It was a couple of months ago that water cooler conversation at British Vogue first turned to a pair of Olsen-made flip-flops. Not due to any particularly novel design (though they do feature grosgrain straps and a lugged sole), nor the famous feet they’ve been spotted on (Jennifer Lawrence, Hailey Bieber, Dakota Johnson, Zoë Kravitz, Kendall Jenner), but because they were priced at £670.
The culture desk was baffled. The fashion desk, less so. Because while The Row’s Dune Classics are expensive – and, yes, arguably outrageous for an indistinct thong sandal you could pick up from Muji for a fistful of loose change – everything with a luxury label costs too much. And £670 is basically entry-level for The Row. The leather City flip-flops are £860; the suede Hugh sliders are £1,060; while the Hook-and-Loop sandal retails for £1,040.
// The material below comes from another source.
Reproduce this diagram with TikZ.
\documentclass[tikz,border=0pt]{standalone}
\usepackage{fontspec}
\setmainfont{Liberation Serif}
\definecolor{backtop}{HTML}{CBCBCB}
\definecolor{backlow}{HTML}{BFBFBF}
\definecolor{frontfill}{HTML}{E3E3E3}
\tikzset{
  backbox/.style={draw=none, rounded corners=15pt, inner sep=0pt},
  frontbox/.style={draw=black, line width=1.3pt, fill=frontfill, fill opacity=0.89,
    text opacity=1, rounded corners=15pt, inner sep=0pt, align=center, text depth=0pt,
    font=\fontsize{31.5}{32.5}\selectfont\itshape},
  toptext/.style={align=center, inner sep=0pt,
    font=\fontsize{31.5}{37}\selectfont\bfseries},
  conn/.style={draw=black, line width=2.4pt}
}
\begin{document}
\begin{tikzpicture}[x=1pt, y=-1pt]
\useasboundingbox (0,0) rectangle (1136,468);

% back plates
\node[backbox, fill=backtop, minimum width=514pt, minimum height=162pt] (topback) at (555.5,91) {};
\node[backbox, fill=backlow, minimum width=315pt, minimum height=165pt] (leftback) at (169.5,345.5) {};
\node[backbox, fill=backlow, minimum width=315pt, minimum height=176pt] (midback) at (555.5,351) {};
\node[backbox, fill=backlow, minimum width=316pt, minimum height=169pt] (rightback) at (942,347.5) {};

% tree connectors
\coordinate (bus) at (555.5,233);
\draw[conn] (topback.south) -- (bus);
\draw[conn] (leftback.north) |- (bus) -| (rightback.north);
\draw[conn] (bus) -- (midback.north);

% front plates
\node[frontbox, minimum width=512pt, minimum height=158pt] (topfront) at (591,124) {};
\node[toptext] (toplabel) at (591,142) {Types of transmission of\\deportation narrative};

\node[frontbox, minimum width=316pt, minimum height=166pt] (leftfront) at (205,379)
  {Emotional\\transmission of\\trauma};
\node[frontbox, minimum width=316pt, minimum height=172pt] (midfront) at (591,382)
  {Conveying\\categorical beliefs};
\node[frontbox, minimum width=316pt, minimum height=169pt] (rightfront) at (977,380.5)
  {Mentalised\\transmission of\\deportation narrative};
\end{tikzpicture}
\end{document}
But, ah: it’s the lifestyle you’re really buying into here. “Like all flip-flops, they are pool attire, good for walking a stretch of scorching sand,” wrote The New York Times at the peak of the discourse. “And yet the Row’s take… is in a class of its own – best suited, let’s imagine, for a stroll down the starboard side of a yacht.” Or, in Mary-Kate Olsen’s case, a grocery run in the Hamptons: sweatpants, sun-bleached tourist tee, dad cap, and brown paper bag clutched between clavicle and Amex. Much like the flip-flops themselves, it’s the ultimate in high-low dressing – which is, perhaps, the point.